Course Breakfast, Brunch
Cuisine Jewish
Prep Time 10 minutes
Cook Time 15 minutes
Total Time 25 minutes
Servings 4 people


  • 4 large eggs
  • 1 - 1 1/4 cups milk whole or 2 percent
  • 1/4 cup orange juice
  • 1 tsp. pure vanilla extract
  • 1 tbsp. honey
  • 1/4 tsp. Kosher salt
  • 1/2 tsp. ground cinnamon
  • 8 slices challah cut 3/4 to 1 inch thick
  • vegetable or canola oil
  • berries or sliced bananas for garnish
  • maple syrup
  • Confectioner's sugar for dusting


  1. Preheat the oven to 300 degrees. Place a non stick pan in the oven. I like to put a silpat mat on mine but you don't need to, so long as the pan is non-stick. You'll use this pan to keep the French toast warm until ready to serve.
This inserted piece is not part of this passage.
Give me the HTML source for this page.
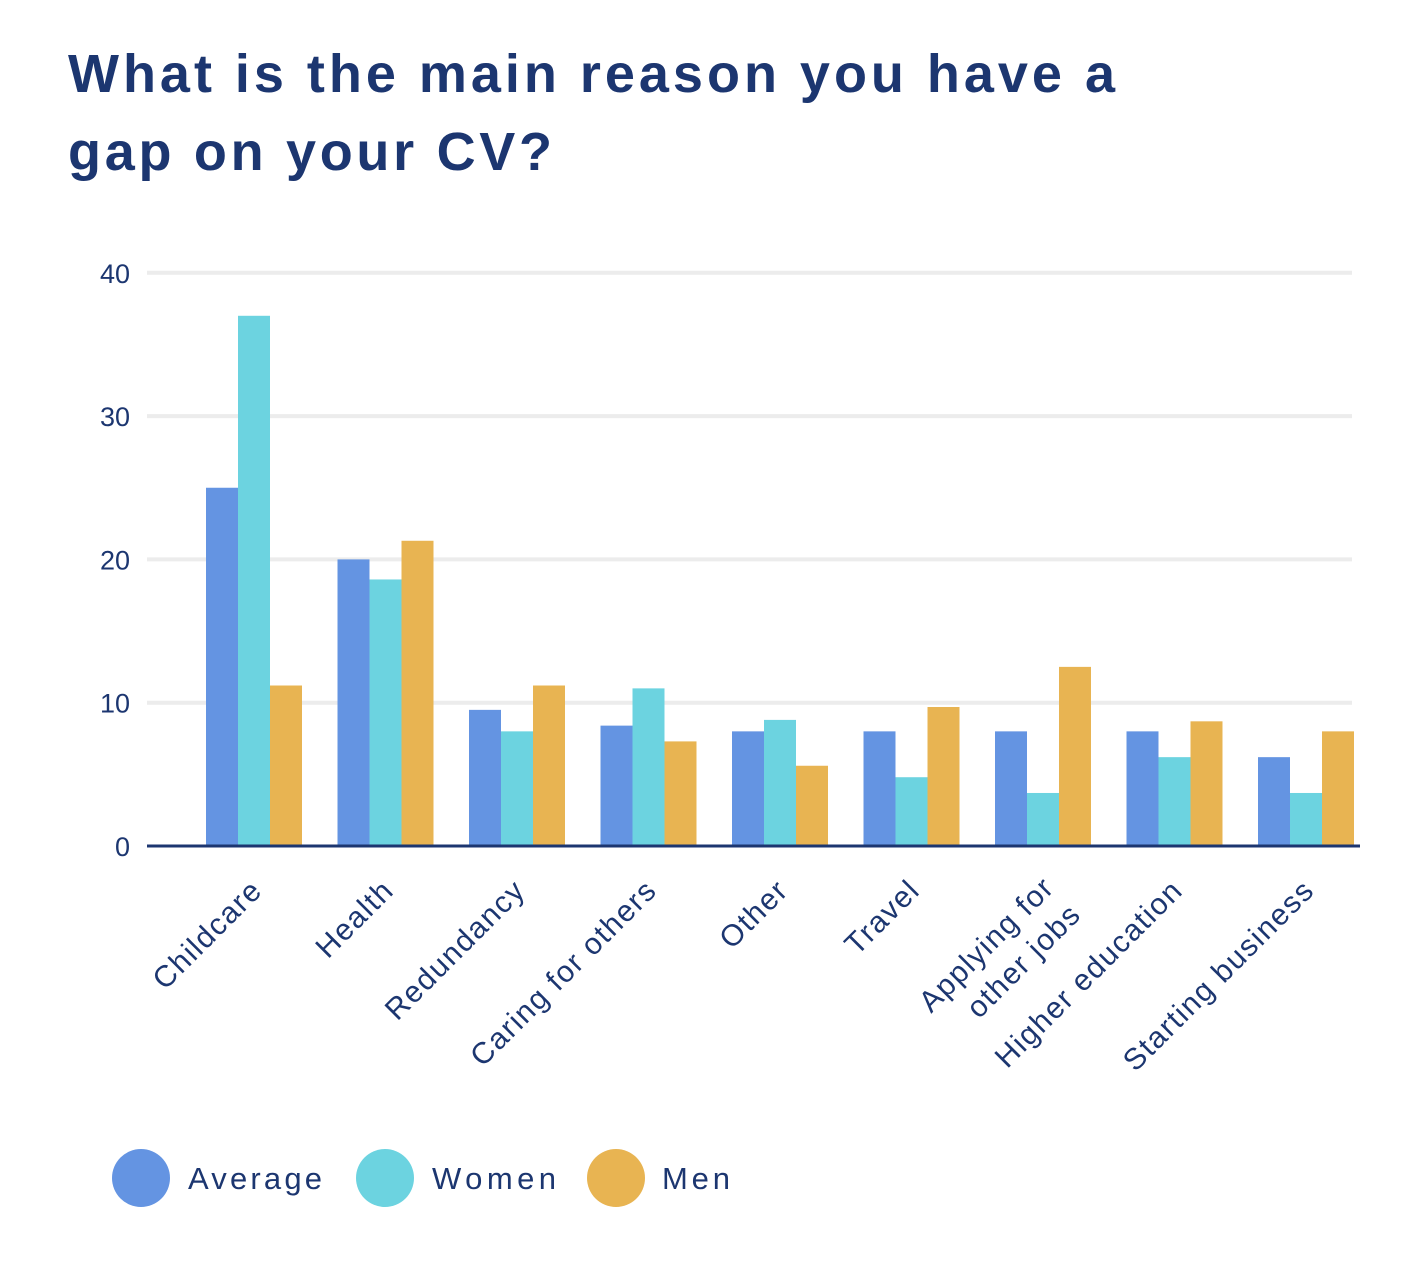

  2. In a large shallow bowl (I use a deep pie dish), whisk the eggs, milk, orange juice, honey, vanilla, salt, and cinnamon.
  3. Dip each slice of challah into the egg mixture, turning to make sure both sides are coated. Allow each slice to soak for a few minutes.
  4. While the bread slices are soaking, heat the vegetable oil in a large skillet over medium heat.
  5. Let the excess egg mixture drip off of each slice before placing in the skillet. Cook each bread slice about 3 minutes per side until golden brown. Keep slices warm in oven until ready to serve.
  6. I like to cut each slice in half on the diagonal and arrange 2 or 3 slices per plate. Dust with confectioner's sugar and serve with sliced bananas or sliced strawberries and blueberries. I also like to serve with a small pitcher of warm (heat in the microwave) maple syrup.